Scientists Shot Lasers at a Lunar Orbiter for a Decade. Then, One Bounced Back

The success might help scientists troubleshoot problems with a data-collection project that dates back to the Apollo era

A dark night sky with some metal equipment and beams in the foreground, and then a bright green line shooting through the sky toward a bright full white moon
Here, scientists at the Goddard Geophysical and Astronomical Observatory use the visible, green wavelength of light to shoot lasers at the Lunar Reconnaissance Orbiter. The laser facility at the Université Côte d’Azur in Grasse, France, developed a new technique that uses infrared light, which is invisible to the human eye, to beam laser light to the Moon. NASA

For the last decade, scientists have been shooting powerful laser beams toward a reflector on the Lunar Reconnaissance Orbiter (LRO), a spacecraft that orbits our moon about 240,000 miles from Earth. They were hoping to hit the reflector and bounce part of the laser beam back to Earth, thus learning key information about our nearest natural satellite.

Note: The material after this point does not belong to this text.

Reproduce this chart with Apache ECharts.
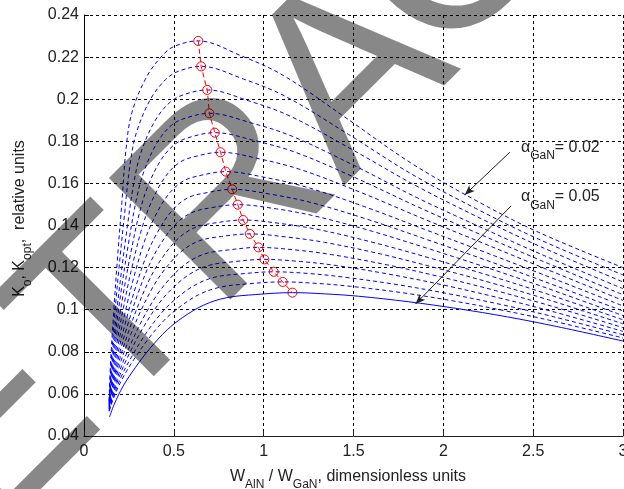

It’s a difficult shot: the reflector in question is the size of a paperback novel, and it moves over the moon’s surface at 3,600 miles per hour, reports Katherine Kornei for the New York Times.

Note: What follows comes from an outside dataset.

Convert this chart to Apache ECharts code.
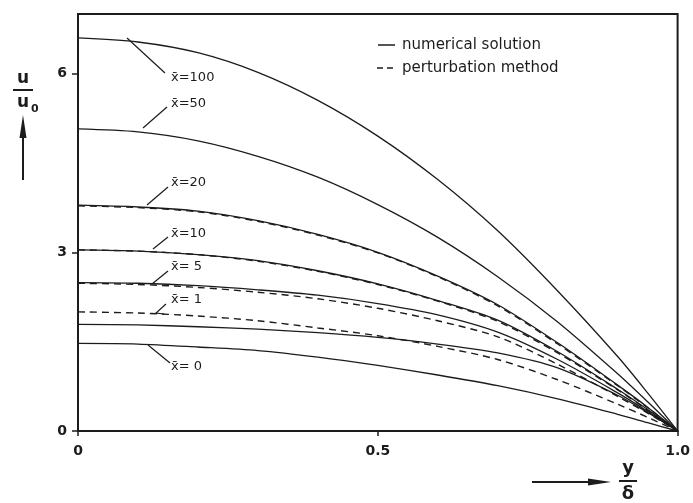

NASA scientists have tried and failed “dozens” of times to pull this off since the LRO launched in 2009, according to a statement. Finally, in 2018, a team from NASA and the Université Côte d’Azur in France succeeded. The team announced their exciting results in a study published in Earth, Planets and Space last week, reports Ashley Strickland reports for CNN.

As the Times reports, this new development could help scientists understand what’s happening to a data-collection project on the moon that dates back to the Apollo program—the only remaining science experiment from the Apollo era, per CNN.

Astronaut Edwin E. Aldrin Jr. holds a seismic experiment is in his left hand and a laser-reflecting panel in his right hand during Apollo 11. Neil A. Armstrong took this photograph in 1969. NASA's Johnson Space Flight Center
A close-up photograph of the laser reflecting panel deployed by Apollo 14 astronauts on the Moon in 1971 NASA

In the Apollo 11, 14 and 15 landings on the moon, astronauts dropped off small reflector panels made up of the corners of glass cubes. These devices act as a powerful mirror that can reflect lasers between Earth and the moon, per the NASA statement. Subsequent Soviet missions to the moon in 1972 and 1973 also left behind two more reflectors on the moon’s surface, bringing the total number of reflectors on the moon’s surface up to five.

The “retroreflectors” work like “really long yardsticks,” explains Kornei for the Times. Scientists can measure the time it takes a laser beam to travel from Earth, bounce off the reflector, and return, and then calculate the precise distance between the Earth and the moon.

“Now that we’ve been collecting data for 50 years, we can see trends that we wouldn’t have been able to see otherwise,” explains Erwan Mazarico, NASA scientist and co-author on the study, in a statement. He adds: “Laser-ranging science is a long game.”

For instance, scientists found that the moon and Earth are drifting apart, “at the rate that fingernails grow,” or about 1.5 inches per year, per the NASA statement.

However, the retroreflectors on the moon’s surface have become less accurate in the last 50 years since their installment. Scientists aren’t yet sure why, but they hypothesize that the dust from the moon’s atmosphere might be obscuring the reflectors’ surfaces, reports Rafi Letzter for Live Science.

To test their theory and troubleshoot the problem, NASA scientists decided to fire lasers at a similar reflector on the LRO. The feat was difficult in part because the laser photons have to travel through Earth’s atmosphere, which tends to scatter the photons in many different directions and decreases the chances that scientists will receive a signal back on Earth.

The team finally achieved success thanks to the innovation of scientists in the Géoazur team at the Université Côte d’Azur, who developed a method to shoot infrared light up at the LRO. Previously, scientists had used a visible green wavelength of light, but infrared light does a better job of penetrating Earth’s atmosphere, per the NASA statement.

As Michelle Starr reports for Science Alert, this marks the first time that photons have been successfully reflected back to Earth from a lunar orbiter. Scientists say that this leap in innovation could help them determine if lunar dust is interfering with the retroreflectors on the moon’s surface, although they still need to conduct more research.

Still, some scientists are cautiously optimistic. As Tom Murphy, a physicist with at the University of California, San Diego not involved in the study, tells the Times: “For me, the dusty reflector idea is more supported than refuted by these results.”